Sekolah Sebagai Sumber Kontroversi

Pada kenyataannya juga banyak kontroversi yang lahir sebagai akibat dari sekolah. Bermula dari kekerasan di Masa Orientasi Sekolah, Ospek Mahasiswa, kerancuan landasan ideologis, perdebatan pemenuhan aliran 20% dana APBN, sertifikasi guru, UU guru dan dosen, kapitalisasi pendidikan, dan masih banyak lagi persoalan lainnya. Penyebab mendasar permasalahan tersebut bisa dikatakan adalah ketidaktepatan menafsirkan belajar dan pendidikan dalam bentuk formalisasinya. Hal ini secara tidak langsung membentuk opini masyarakat bahwa sekolah (sebagai lembaga) adalah satu-satunya tempat untuk belajar dan mengais pendidikan. Seolah menahbiskan diri sebagai kewajiban manusia.

Sekolah yang memiliki pakem kurikulum yang timpang, antara pemberdayaan otak kiri dan otak kanan juga turut menyumbang kontroversi dalam masyarakat. Secara garis besar, otak manusia dapat dibagi menjadi otak kiri dan otak kanan, di mana otak kiri yang “berisi” logika-matematika, dan otak kanan berkaitan dengan estetika. Kedua belahan otak tersebut tentu saja harus diperlakukan seimbang jika ingin melihat perilaku yang seimbang. Melihat kenyataan, penekanan yang dilakukan oleh kurikulum hanyalah pada otak kiri. Mata pelajaran Seni Rupa, Seni Musik, Ketrampilan Tangan, selain diberikan dengan porsi yang demikian sedikit, juga mendapatkan reduksi menjadi satu Mata Pelajaran-Kesenian-saja. Belum melihat dari sisi Teknik Pengajaran menurut Psikologi Belajar Kognitif, Behavioristik, Kompetensi Staf Pengajar, penyediaan fasilitas pendukung, dan Jumlah siswa perkelas, sudah jelas yang terjadi masih jauh dari mendekati proporsi yang semestinya.

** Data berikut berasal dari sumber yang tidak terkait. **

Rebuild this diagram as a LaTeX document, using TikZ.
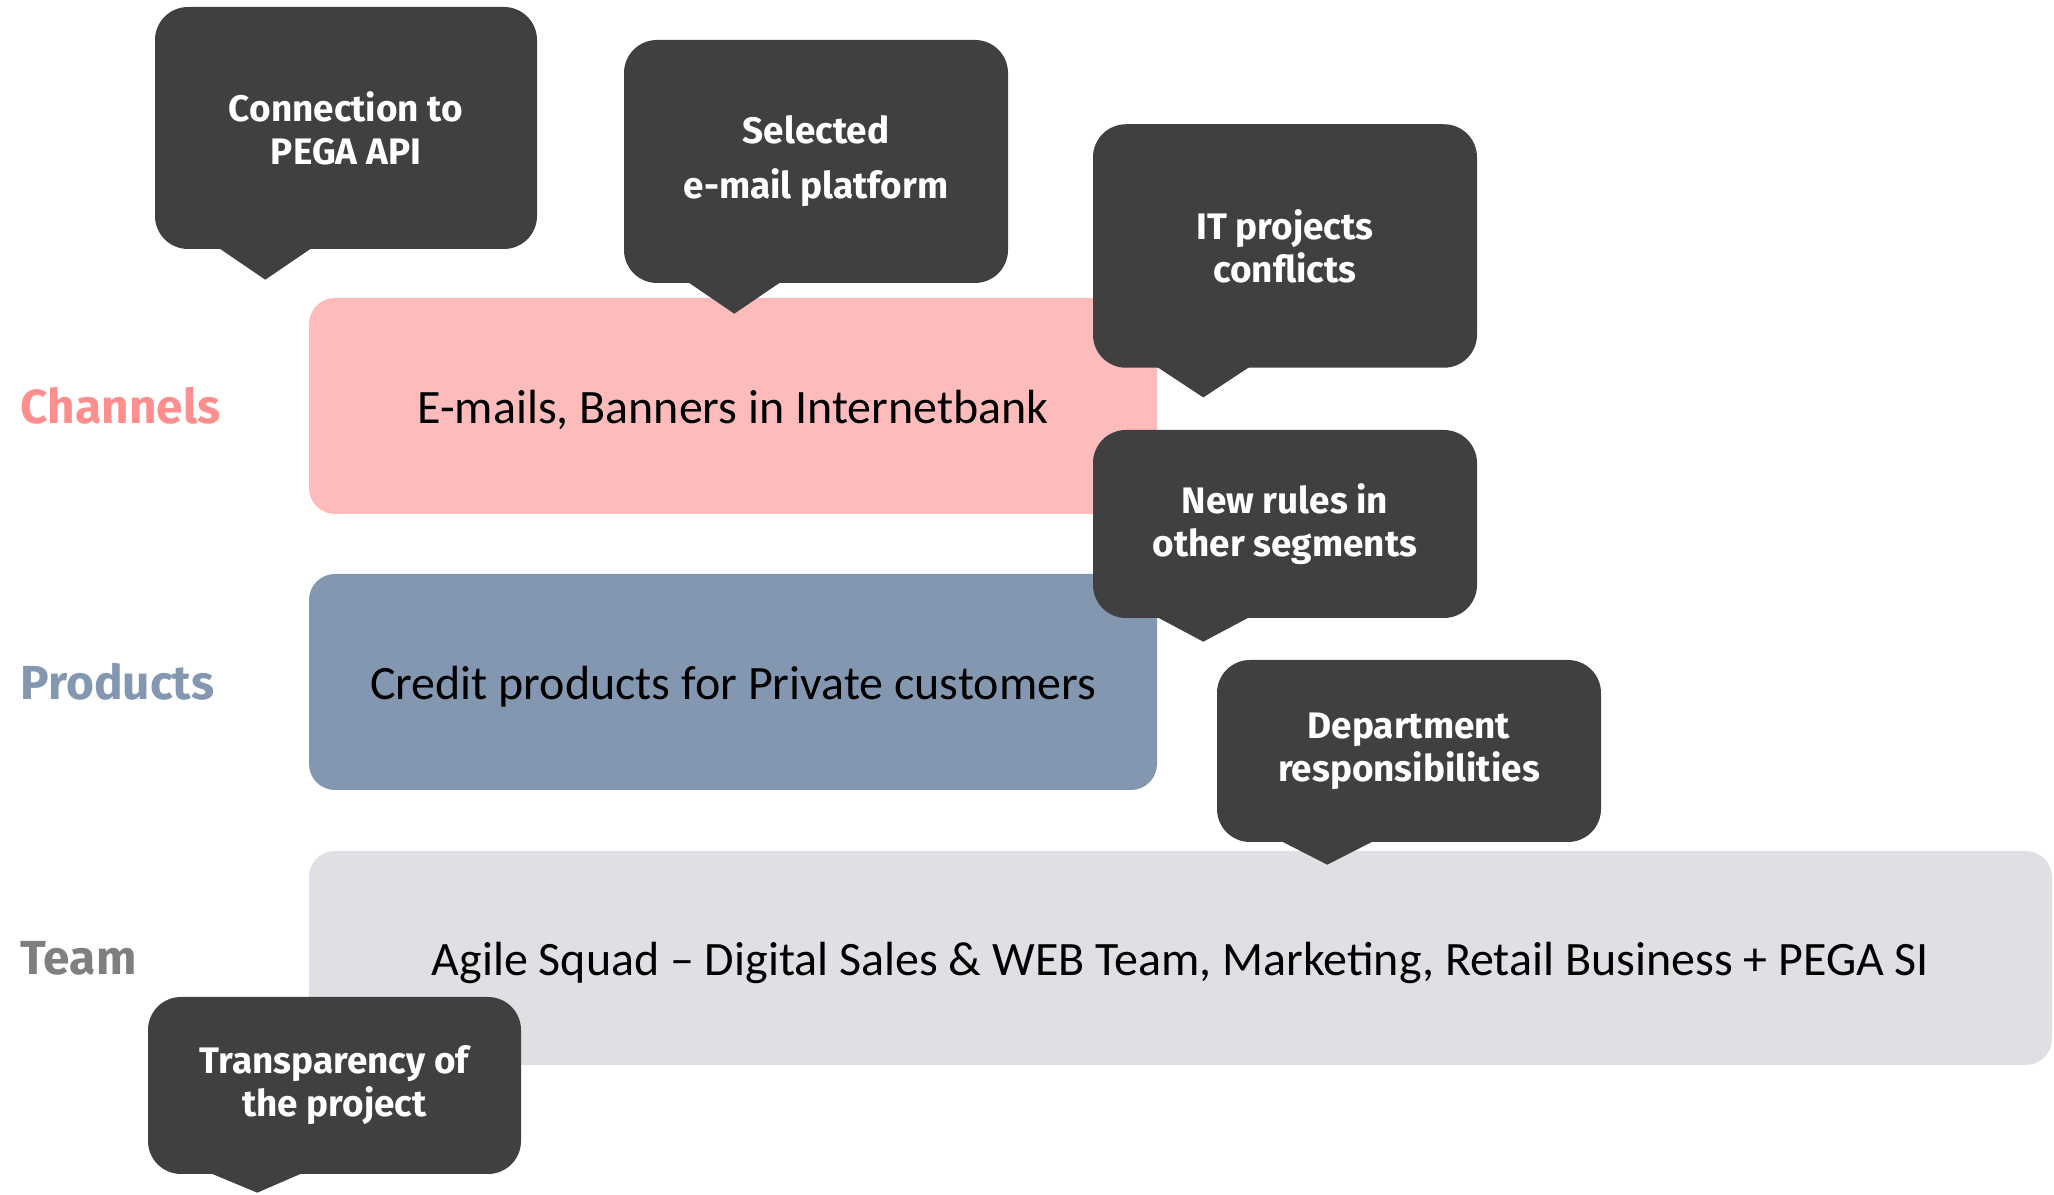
\documentclass[tikz,border=0pt]{standalone}
\usepackage{fontspec}
\setmainfont{Carlito}
\newfontfamily\labelfont{Fira Sans}
\usepackage{tikz}
\usepackage{color}
\definecolor{bubblegray}{HTML}{404040}
\definecolor{channelpink}{HTML}{FDBBBB}
\definecolor{productblue}{HTML}{8497B0}
\definecolor{teamgray}{HTML}{E0DFE3}
\definecolor{channeltext}{HTML}{FF8F8F}
\definecolor{teamtext}{HTML}{7F7F7F}

\begin{document}
\begin{tikzpicture}[
bubble/.style={fill=bubblegray,rounded corners=0.33cm,text=white,align=center,inner sep=0pt,
  font=\labelfont\bfseries\fontsize{10.5}{12.2}\selectfont},
bar/.style={rounded corners=0.26cm,inner sep=0pt,text height=12.5pt,text depth=2.7pt,
  font=\fontsize{13.65}{16}\selectfont},
rowlabel/.style={anchor=west,inner sep=0pt,font=\labelfont\bfseries\fontsize{13.6}{16}\selectfont}]
\useasboundingbox (0,0) rectangle (20.54,11.95);
% rows
\node[rowlabel,text=channeltext] (lchan) at (0.2,7.89) {Channels};
\node[rowlabel,text=productblue] (lprod) at (0.2,5.13) {Products};
\node[rowlabel,text=teamtext] (lteam) at (0.2,2.37) {Team};
\node[bar,fill=channelpink,minimum width=8.48cm,minimum height=2.16cm] (chan) at (7.33,7.89) {E-mails, Banners in Internetbank};
\node[bar,fill=productblue,minimum width=8.48cm,minimum height=2.16cm] (prod) at (7.33,5.13) {Credit products for Private customers};
\node[bar,fill=teamgray,minimum width=17.43cm,minimum height=2.14cm] (team) at (11.805,2.37) {Agile Squad -- Digital Sales \& WEB Team, Marketing, Retail Business + PEGA SI};
% bubbles
\node[bubble,minimum width=3.82cm,minimum height=2.42cm] (pega) at (3.46,10.67) {Connection to\\PEGA API};
\fill[bubblegray] ([xshift=0.64cm,yshift=0.02cm]pega.south west) -- ([xshift=1.11cm,yshift=-0.3cm]pega.south west) -- ([xshift=1.58cm,yshift=0.02cm]pega.south west) -- cycle;
\node[bubble,minimum width=3.84cm,minimum height=2.43cm] (email) at (8.16,10.335) {Selected\\[0.12cm]e-mail platform};
\fill[bubblegray] ([xshift=0.64cm,yshift=0.02cm]email.south west) -- ([xshift=1.11cm,yshift=-0.3cm]email.south west) -- ([xshift=1.58cm,yshift=0.02cm]email.south west) -- cycle;
\node[bubble,minimum width=3.84cm,minimum height=2.435cm] (itconf) at (12.85,9.49) {IT projects\\conflicts};
\fill[bubblegray] ([xshift=0.64cm,yshift=0.02cm]itconf.south west) -- ([xshift=1.11cm,yshift=-0.29cm]itconf.south west) -- ([xshift=1.58cm,yshift=0.02cm]itconf.south west) -- cycle;
\node[bubble,minimum width=3.84cm,minimum height=1.88cm] (rules) at (12.85,6.71) {New rules in\\other segments};
\fill[bubblegray] ([xshift=0.64cm,yshift=0.02cm]rules.south west) -- ([xshift=1.11cm,yshift=-0.23cm]rules.south west) -- ([xshift=1.58cm,yshift=0.02cm]rules.south west) -- cycle;
\node[bubble,minimum width=3.84cm,minimum height=1.82cm] (dept) at (14.09,4.44) {Department\\responsibilities};
\fill[bubblegray] ([xshift=0.64cm,yshift=0.02cm]dept.south west) -- ([xshift=1.11cm,yshift=-0.22cm]dept.south west) -- ([xshift=1.58cm,yshift=0.02cm]dept.south west) -- cycle;
\node[bubble,minimum width=3.73cm,minimum height=1.77cm] (transp) at (3.345,1.095) {Transparency of\\the project};
\fill[bubblegray] ([xshift=0.62cm,yshift=0.02cm]transp.south west) -- ([xshift=1.1cm,yshift=-0.18cm]transp.south west) -- ([xshift=1.56cm,yshift=0.02cm]transp.south west) -- cycle;
\end{tikzpicture}
\end{document}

Akibat jangka panjang dari susunan kurikulum tersebut, barangkali sesuai dengan apa yang dikatakan oleh Ludwig Wittgeinstein “bahasaku adalah batas duniaku”. Bahasa yang terbentuk melalui pembiasaan kurikulum tentu tidak jauh-jauh dari bahasa yang bersifat kuantitatif. Artinya, apa yang terjadi tidak bisa lepas dari pengaruh proses pendidikan yang sebelumnya dijalani. Bermula dari semasa kanak-kanak, semenjak SD anak dibebani dengan kurikulum yang serba berlebih pada otak kanan mereka. “Bahasa angka” yang dikenalkan melalui pembiasaan dan proses pendidikan akhirnya terinternalisasi dan (lagi-lagi) mendukung pendewaan terhadap angka-angka dalam ijazah. Dan paradigma semacam itu sangat tidak komprehensif karena telah menafikan pertanyaan Abraham Maslow yang pernah diungkapkan, “mengapa sekolah mencurahkan perhatian begitu banyak pada angka-angka, nilai, kredit, dan ijazah, bukannya memusatkan perhatian pada pemahaman?”

Sejatinya, yang menjadi kebutuhan dan kewajiban adalah belajar, bukan sekolah. Jika pada akhirnya sekolah menempati posisi wajib, kesalahan yang jelas terlakukan ; pembalikan titik tolak logika! Menyelesaikan semua permasalahan yang bersumber dari formalisasi proses belajar dan pendidikan, seharusnya melihat dari titik tolak yang paling awal, bukan secara parsial. Maka pantas saja Ivan Illich menyusun buku berjudul “Bebaskan Anak-anak Dari Belenggu Sekolah”.